Дженна: Как же она после этого на меня озверела. Стоило мне за едой брякнуть какую-нибудь пошлость, как это часто случается с детьми, она перегибалась через стол и била меня по лицу. С детьми так нельзя. Я же была совсем маленькой. Меня наказывали постоянно и за что попало. Но самое страшное то, что я ее все-таки любила, потому что воспринимала как маму. Я все время хотела добиться одобрения Марджори — но так никогда и не получала его.
Ларри: Да она была просто идиоткой.
Тони: Она была просто сукой. Помню, как-то раз по дороге из школы у меня случился приступ астмы, а ингалятора с собой не оказалось.
Дженна: Ты вернулся домой, колотил в дверь и твердил: «Я умираю от астмы». А Марджори заявила: «Об этом надо было думать перед уходом из дома. Приходи через час».
Ларри: И почему меня дома не было?
Дженна: Ты работал по скользящему графику и отсыпался весь день.
Тони: Ты всегда держался с нами как со взрослыми. Говорил рассудительно. Но Марджори из себя выходила, если кто-нибудь обращался с нами хорошо. Сама никогда ничего нам не покупала, но бесилась, если это делал кто-то другой.
Дженна: Помню, я как-то увидела брелок для ключей в виде шитцу, а Марджори не стала мне его покупать. И я его украла. Спрятала его в своей ночной тумбочке, а папа нашел. А ведь он знал, что я хотела этот брелок, потому что я просила мне его купить. Папа был так разочарован во мне. А я все плакала и плакала. Я была так убита из-за того, что расстроила папу, — даже заснула тогда, не выпуская из рук его фотографию. Мне казалось, что я натворила самое худшее, что только было возможно. Папа был полицейским, а я — преступницей. Одной из тех, за кем папа гонялся. И помню, как я проснулась, а папа подхватил меня на руки, прижал к себе, укачивал и повторял: «Все хорошо. Все в порядке».
Ларри: Все и было в порядке. Я даже не особенно тебя бранил. Дженна: Мне всегда казалось, что я должна оберегать тебя от лишней боли — я ведь помнила, как ты мучился, когда умерла мама. И я пыталась быть сильной, а когда случалось что-то плохое — просто держала это при себе.

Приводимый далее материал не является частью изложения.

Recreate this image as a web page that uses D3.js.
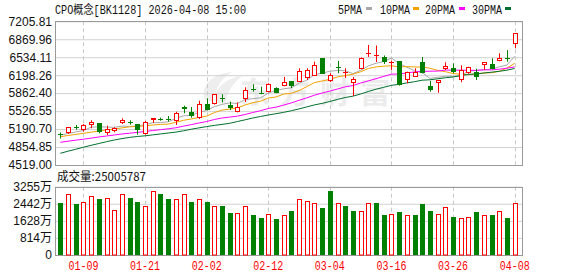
<!DOCTYPE html>
<html><head><meta charset="utf-8">
<script src="https://cdn.jsdelivr.net/npm/d3@7/dist/d3.min.js"></script>
<style>body{margin:0;background:#fff;overflow:hidden}</style>
</head><body><svg id="c" width="578" height="276"></svg>
<script>
const dates = ["01-06","01-07","01-08","01-09","01-12","01-13","01-14","01-15","01-16","01-19","01-20","01-21","01-22","01-23","01-26","01-27","01-28","01-29","01-30","02-02","02-03","02-04","02-05","02-06","02-09","02-10","02-11","02-12","02-13","02-24","02-25","02-26","02-27","03-02","03-03","03-04","03-05","03-06","03-09","03-10","03-11","03-12","03-13","03-16","03-17","03-18","03-19","03-20","03-23","03-24","03-25","03-26","03-27","03-30","03-31","04-01","04-02","04-03","04-07","04-08"];
const open  = [5102,5123,5228,5179,5261,5304,5117,5160,5299,5329,5280,5099,5355,5387,5379,5351,5609,5510,5392,5654,5654,5781,5641,5504,5759,5931,5871,5878,5953,5991,6090,6077,6140,6189,6511,6084,6346,6258,6047,6314,6595,6572,6529,6434,6458,6109,6165,6440,5996,6047,6309,6339,6109,6234,6252,6383,6408,6458,6518,6776];
const high  = [5127,5230,5267,5286,5355,5304,5254,5224,5392,5355,5280,5342,5392,5404,5435,5516,5628,5604,5721,5766,5847,5841,5703,5691,5972,6028,5983,6047,5972,6165,6090,6327,6327,6451,6514,6234,6464,6327,6165,6529,6763,6754,6567,6469,6464,6264,6327,6539,6090,6109,6440,6421,6383,6357,6320,6440,6514,6608,6670,6982];
const low   = [5015,5099,5179,5142,5205,5112,5080,5131,5286,5273,5086,5086,5304,5347,5329,5267,5486,5404,5379,5542,5648,5691,5548,5504,5697,5890,5841,5878,5860,5991,5959,6077,6109,6189,6221,6071,6234,6146,5809,6309,6539,6445,6408,6296,6002,6047,6165,6234,5890,5871,6296,6234,6066,6221,6109,6296,6309,6458,6451,6701];
const close = [5095,5224,5218,5261,5329,5136,5192,5205,5366,5304,5168,5318,5392,5379,5374,5486,5561,5441,5665,5542,5841,5772,5579,5609,5921,5916,5841,6028,5860,6077,6002,6277,6296,6383,6221,6193,6337,6267,6122,6526,6608,6582,6436,6443,6015,6264,6252,6243,5921,6109,6365,6252,6296,6357,6159,6440,6309,6514,6509,6982];
const prevClose = 5110;
const volume = [2493,2907,2445,2526,2812,2669,2702,2130,2907,2717,2526,2335,3050,2907,2669,2669,2907,2526,2669,2526,2335,2335,2016,2002,2335,1906,1763,1954,1716,1906,2097,2669,2574,2478,2240,3050,2478,2335,2097,2097,2478,2478,1906,1954,2049,1906,1906,2431,2097,1954,2288,1811,1763,1811,2049,1906,1906,2097,1763,2500];
const ma5  = [5080,5108,5136,5164,5226,5233,5228,5224,5246,5241,5246,5273,5310,5312,5327,5390,5439,5448,5504,5538,5609,5652,5680,5669,5744,5759,5774,5864,5914,5944,5961,6049,6103,6208,6236,6273,6286,6281,6228,6288,6372,6421,6454,6518,6417,6348,6282,6243,6138,6157,6178,6178,6189,6275,6286,6301,6312,6355,6387,6552];
const ma10 = [5048,5071,5091,5112,5132,5153,5174,5192,5213,5233,5241,5250,5267,5278,5284,5317,5355,5379,5409,5432,5499,5546,5564,5587,5641,5684,5712,5772,5791,5845,5860,5910,5983,6060,6090,6118,6166,6191,6217,6262,6324,6353,6367,6374,6353,6359,6352,6350,6329,6288,6264,6230,6215,6208,6223,6239,6245,6271,6331,6419];
const ma20 = [4943,4964,4983,5001,5022,5043,5061,5080,5099,5114,5129,5145,5164,5179,5196,5215,5245,5274,5304,5332,5370,5398,5415,5433,5463,5501,5534,5576,5600,5639,5680,5729,5774,5824,5865,5901,5940,5981,6004,6052,6092,6133,6176,6217,6221,6239,6260,6269,6273,6275,6294,6292,6292,6290,6288,6299,6297,6310,6329,6353];
const ma30 = [4738,4777,4813,4852,4887,4921,4955,4986,5013,5035,5052,5065,5082,5099,5117,5134,5159,5188,5213,5237,5260,5278,5299,5332,5364,5398,5426,5454,5478,5503,5534,5568,5605,5643,5671,5706,5746,5781,5806,5847,5893,5936,5972,6008,6028,6054,6077,6105,6112,6131,6150,6165,6189,6213,6221,6239,6254,6271,6292,6324];
const priceTicks = [4519.00,4854.85,5190.70,5526.55,5862.40,6198.26,6534.11,6869.96,7205.81];
const volTicks = [0,814,1628,2442,3255];
const dateTicks = ["01-09","01-21","02-02","02-12","03-04","03-16","03-26","04-08"];
const titleText = "CPO概念[BK1128] 2026-04-08 15:00";
const volText = "成交量:25005787";
const maNames = ["5PMA","10PMA","20PMA","30PMA"];
const maColors = ["#a8a8a8","#f2a200","#ff00ff","#00702e"];
const watermark = "东方财富";

const RED = "#ff0000", GREEN = "#008000";
const svg = d3.select("#c");
const L = 55, R = 522, PT = 21.3, PB = 165, VT = 186.7, VB = 255;
const x = d3.scaleBand().domain(dates).range([56.5, 518.5]);
const cx = d => x(d) + x.bandwidth() / 2;
const y = d3.scaleLinear().domain([4519, 7205.81]).range([PB, PT]);
const yv = d3.scaleLinear().domain([0, 3255]).range([VB, VT]);
const numFont = "'Liberation Sans', Arial, 'Noto Sans CJK SC', sans-serif";
const monoFont = "'Liberation Mono', 'DejaVu Sans Mono', 'Noto Sans CJK SC', monospace";

// watermark
const wm = svg.append("g").attr("fill", "#ececec");
wm.append("path").attr("d", "M205,100 C200,85 212,74 232,72 C222,78 214,88 215,102 Z M214,102 C214,88 226,78 242,76 C232,84 226,94 226,104 Z").attr("fill", "#eeeeee");
wm.append("text").attr("x", 240).attr("y", 103).attr("font-size", 30).attr("font-weight", "bold")
  .attr("font-family", "'Noto Sans CJK SC', sans-serif").attr("letter-spacing", 10).text(watermark);

// price grid + axis
const gy = svg.append("g").attr("transform", `translate(${L},0)`)
  .call(d3.axisLeft(y).tickValues(priceTicks).tickSize(-(R - L)).tickSizeOuter(0).tickPadding(3).tickFormat(d => d.toFixed(2)));
gy.select(".domain").remove();
gy.selectAll(".tick line").attr("stroke", "#d2d2d2");
gy.selectAll(".tick text").attr("font-family", numFont).attr("font-size", 12).attr("fill", "#111");

const gv = svg.append("g").attr("transform", `translate(${L},0)`)
  .call(d3.axisLeft(yv).tickValues(volTicks).tickSize(-(R - L)).tickSizeOuter(0).tickPadding(3).tickFormat(d => d === 0 ? "0" : d + "万"));
gv.select(".domain").remove();
gv.selectAll(".tick line").attr("stroke", "#d2d2d2");
gv.selectAll(".tick text").attr("font-family", numFont).attr("font-size", 12).attr("fill", "#111");

// vertical dashed grid
const vg = svg.append("g").attr("stroke", "#c8c8c8").attr("stroke-dasharray", "4,3");
dateTicks.forEach(d => {
  const xx = Math.round(cx(d)) + 0.5;
  vg.append("line").attr("x1", xx).attr("x2", xx).attr("y1", PT).attr("y2", PB);
  vg.append("line").attr("x1", xx).attr("x2", xx).attr("y1", VT).attr("y2", VB);
});

// borders
svg.append("rect").attr("x", L + 0.5).attr("y", Math.round(PT) + 0.5).attr("width", R - L).attr("height", Math.round(PB) - Math.round(PT))
  .attr("fill", "none").attr("stroke", "#9a9a9a");
svg.append("rect").attr("x", L + 0.5).attr("y", Math.round(VT) + 0.5).attr("width", R - L).attr("height", VB - Math.round(VT))
  .attr("fill", "none").attr("stroke", "#9a9a9a");

// clip
svg.append("clipPath").attr("id", "pc").append("rect").attr("x", L + 1).attr("y", PT).attr("width", R - L - 1).attr("height", PB - PT);

// MA lines
const maData = [ma5, ma10, ma20, ma30];
const mg = svg.append("g").attr("clip-path", "url(#pc)");
maData.forEach((arr, k) => {
  const line = d3.line().x((v, i) => cx(dates[i])).y(v => y(v));
  mg.append("path").attr("d", line(arr)).attr("fill", "none").attr("stroke", maColors[k]).attr("stroke-width", 1);
});

// candles
const cg = svg.append("g").attr("clip-path", "url(#pc)");
dates.forEach((d, i) => {
  const c = Math.round(cx(d));
  const up = close[i] >= open[i];
  const col = up ? RED : GREEN;
  cg.append("line").attr("x1", c + 0.5).attr("x2", c + 0.5).attr("y1", y(high[i])).attr("y2", y(low[i])).attr("stroke", col);
  const yt = Math.round(y(Math.max(open[i], close[i])));
  const yb = Math.round(y(Math.min(open[i], close[i])));
  const h = Math.max(1, yb - yt);
  if (up) {
    if (h <= 1) cg.append("rect").attr("x", c - 2).attr("y", yt).attr("width", 5).attr("height", 1).attr("fill", col);
    else cg.append("rect").attr("x", c - 1.5).attr("y", yt + 0.5).attr("width", 4).attr("height", h - 1).attr("fill", "#fff").attr("stroke", col);
  } else {
    cg.append("rect").attr("x", c - 2).attr("y", yt).attr("width", 5).attr("height", h).attr("fill", col);
  }
});

// volume bars
const bg = svg.append("g");
dates.forEach((d, i) => {
  const c = Math.round(cx(d));
  const prev = i === 0 ? prevClose : close[i - 1];
  const up = close[i] >= prev;
  const top = Math.round(yv(volume[i]));
  if (up) bg.append("rect").attr("x", c - 1.5).attr("y", top + 0.5).attr("width", 4).attr("height", VB - top - 0.5).attr("fill", "#fff").attr("stroke", RED);
  else bg.append("rect").attr("x", c - 2).attr("y", top).attr("width", 5).attr("height", VB - top).attr("fill", GREEN);
});

// x labels
const xl = svg.append("g");
dateTicks.forEach(d => {
  xl.append("text").attr("x", cx(d)).attr("y", 270).attr("text-anchor", "middle")
    .attr("font-family", monoFont).attr("font-size", 12).attr("fill", RED)
    .attr("textLength", 30).attr("lengthAdjust", "spacingAndGlyphs").text(d);
});

// title
svg.append("text").attr("x", 55).attr("y", 14).attr("font-family", monoFont).attr("font-size", 12).attr("fill", "#111")
  .attr("textLength", 191).attr("lengthAdjust", "spacingAndGlyphs").text(titleText);

// legend
const lx = [338, 380, 425, 472], sx = [366, 413, 459, 505];
maNames.forEach((n, k) => {
  svg.append("text").attr("x", lx[k]).attr("y", 13.5).attr("font-family", monoFont).attr("font-size", 12).attr("fill", "#111")
    .attr("textLength", n.length * 6).attr("lengthAdjust", "spacingAndGlyphs").text(n);
  svg.append("rect").attr("x", sx[k]).attr("y", 7).attr("width", 6).attr("height", 3).attr("fill", maColors[k]);
});

// volume label
svg.append("text").attr("x", 57).attr("y", 181).attr("font-family", "'Noto Sans CJK SC', 'Liberation Sans', sans-serif").attr("font-size", 12).attr("fill", "#111")
  .attr("textLength", 89).attr("lengthAdjust", "spacingAndGlyphs").text(volText);
</script></body></html>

Дженна: Марджори прежде была моделью. Рост метр семьдесят три или около того, темно-пепельные волосы; она напоминала Марлен Дитрих. Портрет Марлен Дитрих даже висел у нее над диваном. Так странно. Сверху Марджори была такая тощая, а я в детстве считала, что у нее красивая грудь. Зато задница у нее была огромная и жирная, а вместо ног — два эдаких древесных ствола. И она вечно расхаживала нагишом.
Тони: Я просто на стенку лез, когда она валялась во дворе с голой задницей. Все мои друзья подглядывали через забор, как она загорает в чем мать родила. А я потом только и слышал в школе: «Ха-ха, так эта голенькая цыпочка — твоя мамочка».
Дженна: Она валялась так со всеми своими подружками, а нам не разрешала гулять во дворе. Перед мальчиком-подростком голышом не расхаживают. И эта ее необъятная, скотская, сальная задница… Ну и гадость.
Ларри: Да уж. Вам, наверное, все время хотелось чем-нибудь прикрыть эту суку.
Тони: А помнишь того типа, который хотел к нам вломиться? Мы с Дженной были дома. Думаю, он знал, что мы оставлены без присмотра. Мы решили, что кто-то забрался к нам на крыльцо. А потом услышали, как дергается дверная ручка.
Дженна: А папа и Марджори нам не поверили. Решили, будто мы сбрендили.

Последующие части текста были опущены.